**TASK INSTRUCTIONS**.
Transcribe everything in the data word for word. Pictures are left out.

─── PROVIDED MATERIAL ───

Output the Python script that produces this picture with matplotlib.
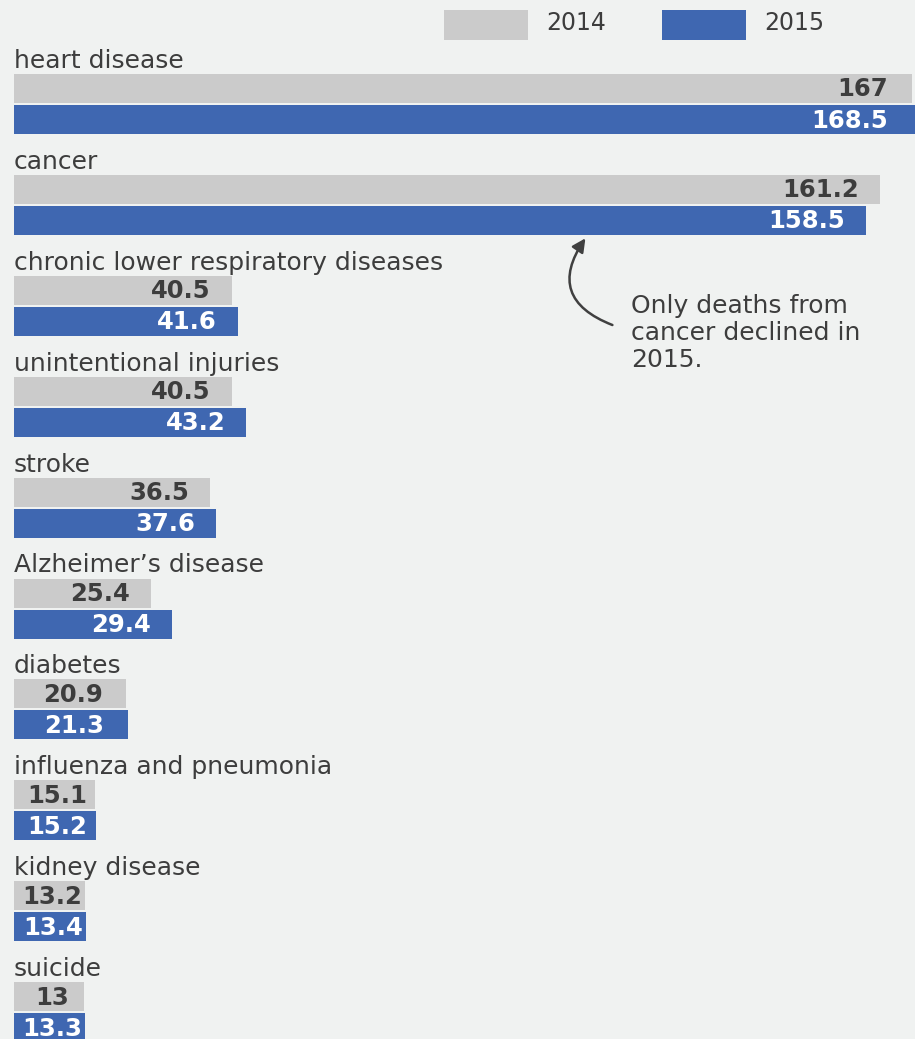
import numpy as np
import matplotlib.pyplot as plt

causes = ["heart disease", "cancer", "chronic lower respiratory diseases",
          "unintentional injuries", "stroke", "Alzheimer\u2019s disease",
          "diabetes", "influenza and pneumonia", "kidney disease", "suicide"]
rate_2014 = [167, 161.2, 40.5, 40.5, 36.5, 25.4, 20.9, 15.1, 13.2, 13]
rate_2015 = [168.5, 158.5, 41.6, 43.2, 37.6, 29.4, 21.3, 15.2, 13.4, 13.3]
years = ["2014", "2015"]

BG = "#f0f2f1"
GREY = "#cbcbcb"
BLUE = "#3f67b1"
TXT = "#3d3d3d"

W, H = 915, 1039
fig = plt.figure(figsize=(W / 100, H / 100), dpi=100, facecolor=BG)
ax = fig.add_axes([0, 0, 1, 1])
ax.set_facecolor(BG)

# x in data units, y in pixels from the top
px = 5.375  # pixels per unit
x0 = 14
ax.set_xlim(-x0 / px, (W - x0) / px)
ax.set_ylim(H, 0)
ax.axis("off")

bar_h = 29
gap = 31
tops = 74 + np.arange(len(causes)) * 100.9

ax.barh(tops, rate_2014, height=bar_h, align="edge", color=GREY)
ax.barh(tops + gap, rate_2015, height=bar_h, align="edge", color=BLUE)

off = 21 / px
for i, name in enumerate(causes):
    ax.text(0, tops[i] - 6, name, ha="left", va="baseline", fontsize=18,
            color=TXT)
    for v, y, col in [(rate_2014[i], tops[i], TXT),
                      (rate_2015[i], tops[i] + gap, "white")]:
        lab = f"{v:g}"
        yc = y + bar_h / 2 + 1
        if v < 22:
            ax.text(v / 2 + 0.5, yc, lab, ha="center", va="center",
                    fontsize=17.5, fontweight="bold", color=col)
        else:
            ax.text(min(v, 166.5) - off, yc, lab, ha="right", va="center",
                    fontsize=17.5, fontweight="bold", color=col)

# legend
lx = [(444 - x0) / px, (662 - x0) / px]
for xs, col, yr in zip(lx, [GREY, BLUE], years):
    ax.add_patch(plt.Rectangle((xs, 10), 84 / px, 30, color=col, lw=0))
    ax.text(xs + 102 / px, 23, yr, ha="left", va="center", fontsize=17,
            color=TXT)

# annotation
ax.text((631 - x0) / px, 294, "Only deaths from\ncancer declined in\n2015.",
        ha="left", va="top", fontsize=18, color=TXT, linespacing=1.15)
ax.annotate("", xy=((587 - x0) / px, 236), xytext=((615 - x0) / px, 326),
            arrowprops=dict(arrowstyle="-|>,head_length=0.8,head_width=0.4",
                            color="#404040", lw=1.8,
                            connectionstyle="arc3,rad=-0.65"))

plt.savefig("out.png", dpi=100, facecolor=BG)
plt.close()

───

**WRITTEN REPLY**.
Output the Python script that produces this picture with matplotlib.
import numpy as np
import matplotlib.pyplot as plt

causes = ["heart disease", "cancer", "chronic lower respiratory diseases",
          "unintentional injuries", "stroke", "Alzheimer\u2019s disease",
          "diabetes", "influenza and pneumonia", "kidney disease", "suicide"]
rate_2014 = [167, 161.2, 40.5, 40.5, 36.5, 25.4, 20.9, 15.1, 13.2, 13]
rate_2015 = [168.5, 158.5, 41.6, 43.2, 37.6, 29.4, 21.3, 15.2, 13.4, 13.3]
years = ["2014", "2015"]

BG = "#f0f2f1"
GREY = "#cbcbcb"
BLUE = "#3f67b1"
TXT = "#3d3d3d"

W, H = 915, 1039
fig = plt.figure(figsize=(W / 100, H / 100), dpi=100, facecolor=BG)
ax = fig.add_axes([0, 0, 1, 1])
ax.set_facecolor(BG)

# x in data units, y in pixels from the top
px = 5.375  # pixels per unit
x0 = 14
ax.set_xlim(-x0 / px, (W - x0) / px)
ax.set_ylim(H, 0)
ax.axis("off")

bar_h = 29
gap = 31
tops = 74 + np.arange(len(causes)) * 100.9

ax.barh(tops, rate_2014, height=bar_h, align="edge", color=GREY)
ax.barh(tops + gap, rate_2015, height=bar_h, align="edge", color=BLUE)

off = 21 / px
for i, name in enumerate(causes):
    ax.text(0, tops[i] - 6, name, ha="left", va="baseline", fontsize=18,
            color=TXT)
    for v, y, col in [(rate_2014[i], tops[i], TXT),
                      (rate_2015[i], tops[i] + gap, "white")]:
        lab = f"{v:g}"
        yc = y + bar_h / 2 + 1
        if v < 22:
            ax.text(v / 2 + 0.5, yc, lab, ha="center", va="center",
                    fontsize=17.5, fontweight="bold", color=col)
        else:
            ax.text(min(v, 166.5) - off, yc, lab, ha="right", va="center",
                    fontsize=17.5, fontweight="bold", color=col)

# legend
lx = [(444 - x0) / px, (662 - x0) / px]
for xs, col, yr in zip(lx, [GREY, BLUE], years):
    ax.add_patch(plt.Rectangle((xs, 10), 84 / px, 30, color=col, lw=0))
    ax.text(xs + 102 / px, 23, yr, ha="left", va="center", fontsize=17,
            color=TXT)

# annotation
ax.text((631 - x0) / px, 294, "Only deaths from\ncancer declined in\n2015.",
        ha="left", va="top", fontsize=18, color=TXT, linespacing=1.15)
ax.annotate("", xy=((587 - x0) / px, 236), xytext=((615 - x0) / px, 326),
            arrowprops=dict(arrowstyle="-|>,head_length=0.8,head_width=0.4",
                            color="#404040", lw=1.8,
                            connectionstyle="arc3,rad=-0.65"))

plt.savefig("out.png", dpi=100, facecolor=BG)
plt.close()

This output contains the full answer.